Swedish truck maker Volvo said it would take over Nissan Diesel Motor for $1.1 billion, seeking further growth in Asia and to capitalize on the Japanese truck maker's expertise.
Volvo, the world's No. 2 truck maker and which currently owns 19% of Nissan Diesel, said it would offer 540 yen in cash for all the shares it does not own and put the value of the tender offer at 7.5 billion Swedish crowns.
That is a 22% premium to Monday's closing price and a 32% premium to Nissan Diesel's average price over the past three months. Shares in the Japanese truck maker were untraded due to a flood of buy orders in early Tuesday trade.
"Nissan Diesel's products and know-how represent a valuable complement to the Group's truck business," Volvo Chief Executive Leif Johansson said in a statement. "Nissan Diesel has a solid position in Japan and the rest of Asia where the Volvo Group foresees substantial growth potential," he said.
Tokyo Stock Exchange placed the truck maker on "administrative watch" after Nissan Diesel said Volvo planned to make it a wholly-owned unit and it would be delisted. The two companies plan a news conference at 3.00 p.m. local time in Tokyo.

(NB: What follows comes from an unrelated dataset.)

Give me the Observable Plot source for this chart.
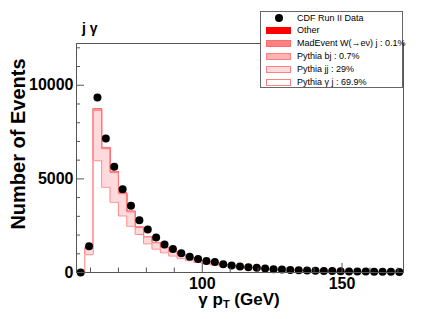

Volvo said it would benefit from Nissan Diesel's expertise in medium-heavy trucks and hybrid technology. Joint studies had shown the two firms would benefit from combined procurement, product development and working together on engines, it said.
Volvo became the top shareholder in Nissan Diesel in March last year, replacing Nissan Motor.
Last month, China's Dongfeng Motor Group said it was in talks to bring Volvo into an existing vehicle venture with Nissan Motor, under which Volvo would replace Nissan as Dongfeng's partner in making heavy and medium-duty commercial vehicles.